— Dataset extract —
# # # # #

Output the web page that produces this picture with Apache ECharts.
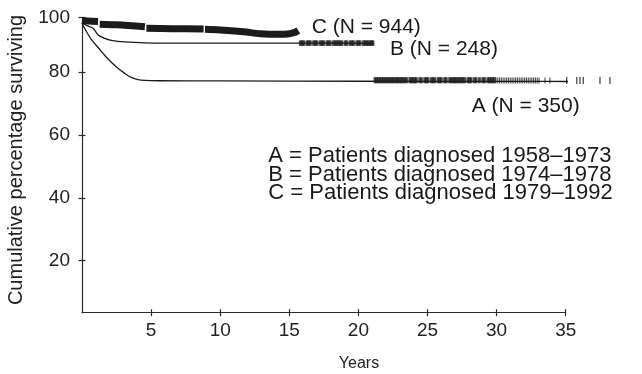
<!DOCTYPE html>
<html>
<head>
<meta charset="utf-8">
<script src="https://cdn.jsdelivr.net/npm/echarts@6/dist/echarts.min.js"></script>
<style>
html,body{margin:0;padding:0;background:#fff;}
#chart{width:642px;height:374px;}
</style>
</head>
<body>
<div id="chart"></div>
<script>
// ---- data ----
const xTickValues = [5, 10, 15, 20, 25, 30, 35];
const yTickValues = [20, 40, 60, 80, 97.3];
const yTickLabels = ['20', '40', '60', '80', '100'];

// Curve A (1958–1973)
const aTime = [0, 0.14, 0.67, 1.17, 1.67, 2.12, 2.6, 3.09, 3.57, 4.05, 4.54, 5.5, 10, 20, 30, 38.2];
const aSurv = [95.5, 94.2, 90.3, 87.7, 85.1, 83.0, 81.1, 79.5, 78.2, 77.5, 77.25, 77.15, 77.1, 77.0, 76.95, 76.9];
// Curve B (1974–1978)
const bTime = [0, 0.4, 0.8, 1.17, 1.64, 2.12, 3.09, 4.54, 8, 15.8, 21.1];
const bSurv = [95.5, 94.6, 93.8, 91.7, 90.6, 90.0, 89.5, 89.2, 89.1, 89.1, 89.0];
// Curve C (1979–1992) — null marks the small breaks in the printed line
const cTime = [0, 1.16, 1.22, 1.28, 2.5, 4.55, 4.6, 4.66, 6.5, 8.8, 8.85, 8.9, 10, 11.7, 12.9, 14.3, 15.0, 15.4, 15.65];
const cSurv = [96.2, 96.0, null, 95.1, 94.9, 94.3, null, 93.8, 93.7, 93.6, null, 93.5, 93.3, 92.7, 92.1, 91.9, 92.1, 92.5, 93.1];

// censoring times
const aCensor = [21.20, 21.32, 21.44, 21.56, 21.68, 21.80, 21.92, 22.04, 22.16, 22.28, 22.40, 22.52, 22.64, 22.76, 22.88,
  23.00, 23.12, 23.24, 23.36, 23.48, 23.72, 23.84, 23.96, 24.08, 24.20, 24.44, 24.56, 24.80, 24.92, 25.04,
  25.28, 25.40, 25.52, 25.76, 25.88, 26.00, 26.24, 26.36, 26.60, 26.72, 26.84, 26.96, 27.08, 27.20, 27.32,
  27.44, 27.56, 27.68, 27.92, 28.04, 28.16, 28.40, 28.52, 28.76, 29.00, 29.12, 29.36, 29.48, 29.60, 29.72, 29.84,
  29.95, 30.08, 30.21, 30.34, 30.47, 30.60, 30.73, 30.86, 30.99, 31.12, 31.25, 31.38, 31.51, 31.64, 31.77,
  31.90, 32.03, 32.16, 32.29, 32.42, 32.55, 32.68, 32.81, 32.94, 33.07, 33.50, 33.86,
  35.07, 35.80, 36.03, 36.27, 37.48, 38.20];
const bCensor = [15.80, 15.92, 16.04, 16.28, 16.40, 16.52, 16.76, 16.88, 17.00, 17.24, 17.36, 17.48, 17.72, 17.84,
  17.96, 18.20, 18.32, 18.44, 18.56, 18.68, 18.80, 19.04, 19.16, 19.40, 19.52, 19.64, 19.88, 20.00, 20.12,
  20.36, 20.48, 20.60, 20.72, 20.84, 20.96, 21.05];

const labelC = 'C (N = 944)';
const labelB = 'B (N = 248)';
const labelA = 'A (N = 350)';
const keyLines = ['A = Patients diagnosed 1958–1973', 'B = Patients diagnosed 1974–1978', 'C = Patients diagnosed 1979–1992'];
const xName = 'Years';
const yName = 'Cumulative percentage surviving';

// ---- build ----
const FONT = "'Liberation Sans', Arial, Helvetica, sans-serif";
const INK = '#1b1b1b';
function pairs(t, s) { return t.map((v, i) => [v, s[i] === null ? '-' : s[i]]); }
function stepAt(t, s, x) { let v = s[0]; for (let i = 0; i < t.length; i++) { if (t[i] <= x && s[i] !== null) v = s[i]; } return v; }

const chart = echarts.init(document.getElementById('chart'), null, { renderer: 'canvas' });
const axisLineStyle = { color: '#2a2a2a', width: 1.2 };
const baseX = { type: 'value', min: 0, max: 35, gridIndex: 0, position: 'bottom', splitLine: { show: false } };
const baseY = { type: 'value', min: 3.5, max: 97.3, gridIndex: 0, position: 'left', splitLine: { show: false } };

chart.setOption({
  animation: false,
  backgroundColor: '#fff',
  grid: { left: 82, right: 76.3, top: 17.3, bottom: 61.3, containLabel: false },
  xAxis: [
    Object.assign({}, baseX, {
      axisLine: { show: true, lineStyle: axisLineStyle },
      axisTick: { show: true, length: 3.5, customValues: xTickValues, lineStyle: axisLineStyle },
      axisLabel: { show: true, customValues: xTickValues, margin: 9, fontFamily: FONT, fontSize: 19, color: '#222' }
    }),
    Object.assign({}, baseX, {
      axisLine: { show: false },
      axisTick: { show: true, inside: true, length: 3.5, customValues: xTickValues, lineStyle: axisLineStyle },
      axisLabel: { show: false }
    })
  ],
  yAxis: [
    Object.assign({}, baseY, {
      axisLine: { show: true, lineStyle: axisLineStyle },
      axisTick: { show: true, length: 3.5, customValues: yTickValues, lineStyle: axisLineStyle },
      axisLabel: {
        show: true, customValues: yTickValues, margin: 12, fontFamily: FONT, fontSize: 19, color: '#222',
        formatter: function (v) { const i = yTickValues.indexOf(v); return i >= 0 ? yTickLabels[i] : ''; }
      }
    }),
    Object.assign({}, baseY, {
      axisLine: { show: false },
      axisTick: { show: true, inside: true, length: 3.5, customValues: yTickValues, lineStyle: axisLineStyle },
      axisLabel: { show: false }
    })
  ],
  series: [
    {
      name: 'A', type: 'line', data: pairs(aTime, aSurv), showSymbol: false, smooth: 0.3, clip: false,
      lineStyle: { color: INK, width: 1.3 }
    },
    {
      name: 'B', type: 'line', data: pairs(bTime, bSurv), showSymbol: false, smooth: 0.3, clip: false,
      lineStyle: { color: INK, width: 1.3 }
    },
    {
      name: 'C', type: 'line', data: pairs(cTime, cSurv), showSymbol: false, smooth: 0.3, clip: false,
      connectNulls: false, lineStyle: { color: INK, width: 7, cap: 'butt', join: 'round' }
    },
    {
      name: 'A censored', type: 'scatter', clip: false, symbol: 'rect',
      data: aCensor.map(t => [t, stepAt(aTime, aSurv, t)]),
      symbolSize: function (v) { return v[0] < 29.9 ? [2.9, 6] : (v[0] < 34 ? [1.1, 6] : [1.3, 7]); },
      symbolOffset: [0, -1],
      itemStyle: { color: INK }
    },
    {
      name: 'B censored', type: 'scatter', clip: false, symbol: 'rect',
      data: bCensor.map(t => [t, stepAt(bTime, bSurv, t)]),
      symbolSize: [2.9, 5.5],
      itemStyle: { color: INK }
    }
  ],
  graphic: [
    { type: 'text', x: 311.7, y: 27, style: { text: labelC, font: '21px ' + FONT, fill: '#1a1a1a', textAlign: 'left', textVerticalAlign: 'middle' } },
    { type: 'text', x: 390, y: 49, style: { text: labelB, font: '21px ' + FONT, fill: '#1a1a1a', textAlign: 'left', textVerticalAlign: 'middle' } },
    { type: 'text', x: 471.7, y: 106, style: { text: labelA, font: '21px ' + FONT, fill: '#1a1a1a', textAlign: 'left', textVerticalAlign: 'middle' } },
    { type: 'text', x: 268.3, y: 156.4, style: { text: keyLines[0], font: '22px ' + FONT, fill: '#1a1a1a', textAlign: 'left', textVerticalAlign: 'middle' } },
    { type: 'text', x: 268.3, y: 174.7, style: { text: keyLines[1], font: '22px ' + FONT, fill: '#1a1a1a', textAlign: 'left', textVerticalAlign: 'middle' } },
    { type: 'text', x: 268.3, y: 193, style: { text: keyLines[2], font: '22px ' + FONT, fill: '#1a1a1a', textAlign: 'left', textVerticalAlign: 'middle' } },
    { type: 'text', x: 359, y: 364, style: { text: xName, font: '16px ' + FONT, fill: '#222', textAlign: 'center', textVerticalAlign: 'middle' } },
    { type: 'text', x: 16, y: 160, rotation: Math.PI / 2, style: { text: yName, font: '20px ' + FONT, fill: '#222', textAlign: 'center', textVerticalAlign: 'middle' } }
  ]
});
</script>
</body>
</html>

# # # # #

— Task goal —
Every line from the start of the listing above through the line with "const yTickLabels = ['20', '40', '60', '80', '100'];" should be repeated exactly; skip the pictures and add nothing else.

— The response —
Output the web page that produces this picture with Apache ECharts.
<!DOCTYPE html>
<html>
<head>
<meta charset="utf-8">
<script src="https://cdn.jsdelivr.net/npm/echarts@6/dist/echarts.min.js"></script>
<style>
html,body{margin:0;padding:0;background:#fff;}
#chart{width:642px;height:374px;}
</style>
</head>
<body>
<div id="chart"></div>
<script>
// ---- data ----
const xTickValues = [5, 10, 15, 20, 25, 30, 35];
const yTickValues = [20, 40, 60, 80, 97.3];
const yTickLabels = ['20', '40', '60', '80', '100'];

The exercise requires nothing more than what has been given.